Stuart : A Life Backwards

Synopsis: Stuart, A Life Backwards, is the story of a remarkable friendship between a reclusive writer and illustrator ('a middle class scum ponce, if you want to be honest about it, Alexander') and a chaotic, knife-wielding beggar whom he gets to know during a campaign to release two charity workers from prison. Interwoven into this is Stuart's confession: the story of his life, told backwards. With humour, compassion (and exasperation) Masters slowly works back through post-office heists, prison riots and the exact day Stuart discovered violence, to unfold the reasons why he changed from a happy-go-lucky little boy into a polydrug-addicted-alcoholic Jekyll and Hyde personality, with a fondness for what he called 'little strips of silver' (knives to you and me). Funny, despairing, brilliantly written and full of surprises: this is the most original and moving biography of recent years.

Review: Alexander first met Stuart when he saw him sitting in a doorway on the streets of Cambridge ... 'pasty skin, green bomber jacket, broken gym shoes, hair cropped to the scalp and a week's worth of stubble; his face, the left side livelier than the right, was almost mongoloid. Several of his teeth were missing; his mouth was a sluice.' He says something which Alexander has to get down on his knee's to hear ... he whispers 'as soon as I get the opportunity I'm going to top myself.' He meets him again when they come together to campaign against the wrongful conviction of two charity workers and it's not long before Alexander realises he has found the perfect person to interview for his book about the homeless.

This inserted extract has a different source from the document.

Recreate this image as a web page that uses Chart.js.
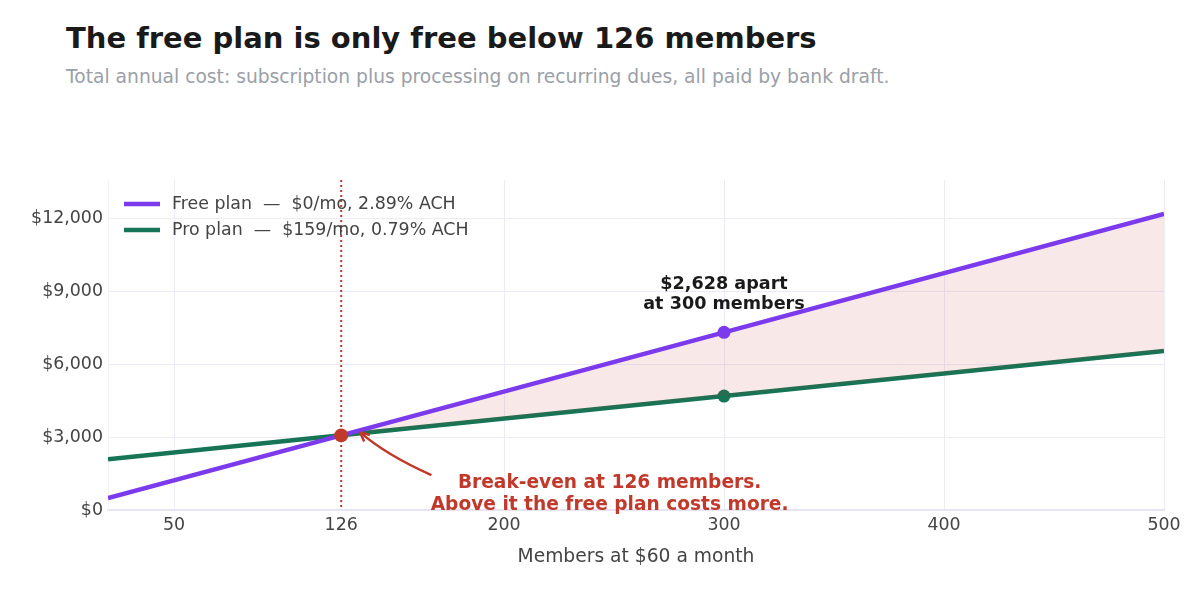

But Stuart's not at all happy with the first manuscript, apparently it's 'b****cks boring.' Put briefly, his objection is that Alexander drones on. Stuart wants jokes, anecdotes yarns and humour, he doesn't want academic quotes and background research ... 'Nah Alexander, you gotta start again. You gotta do better than this.' Apparently he's after a bestseller 'like what Tom Clancy writes ... something that people will read .. make it a murder mystery ... what murdered the boy I was? See? write it backwards.' So Alexander begins again and writes the book that I've just read. The first bombshell comes soon and gives you a bit of a shake even though it seems inevitable. On the bottom of page six Alexander writes ...


click here to continue review - possible spoilers



'I wish I could have done it more quickly, I wish I could have presented it to Stuart before he stepped in front of the 11.15 London to King's Lynn train.'



Stuart is the sort of anti-social nightmare that, apart from possibly throwing some coins his way, you'd probably avoid in the street if you saw him. A man who until recently had been living out of skips, who has twenty pages of convictions, a thief, hostage taker, psycho, drug addict and solvent abuser, self harmer, street raconteur with violent tendencies and a love of knives, really, you could name almost anything crime/vice-wise and Stuart has probably done it. But what were the reasons for it, what turned him from the 'happy-go lucky little boy' of his mum's description to the disruptive, violent and withdrawn individual that he grew up to be.

And the answers are all here, not immediately apparent although hinted at as Stuart recalls his earlier days. At first of course, we start with the here and now so the story is quite encouraging, Stuart is off the streets and living in his own one-roomed flat and he's on a methadone programme (there's even a recipe here for the 'convict curry' he cooks for Alexander during one of their early sessions.) but soon come the years he has spent in and out of prison and living rough and this obviously is when most of Stuart's crimes were committed and as the years strip away we learn more and more about his adolescence and childhood and what we learn there is truly harrowing. Stuart himself has a hard time recalling any of this stuff and indeed can't talk about a lot of it but there is enough here to make you hang your head .. I read it with tears dripping down my face.

This is not just a story about Stuart though but homeless people in general, what it's like to live rough on the streets, what sort of people become homeless and the difficulties of being alienated from the community and although it is relentlessly depressing, thanks to Alexander's great writing (and illustrations) and Stuart's great quotes, there's a lot of humour in it too. I don't want to go into too much detail because, if you are in any way interested, YOU REALLY MUST READ IT. But I must just warn first, some people may find the content offensive.

Mark Haddon in the book blurb thinks this is 'possibly the best biography I have ever read' and who am I to disagree with him.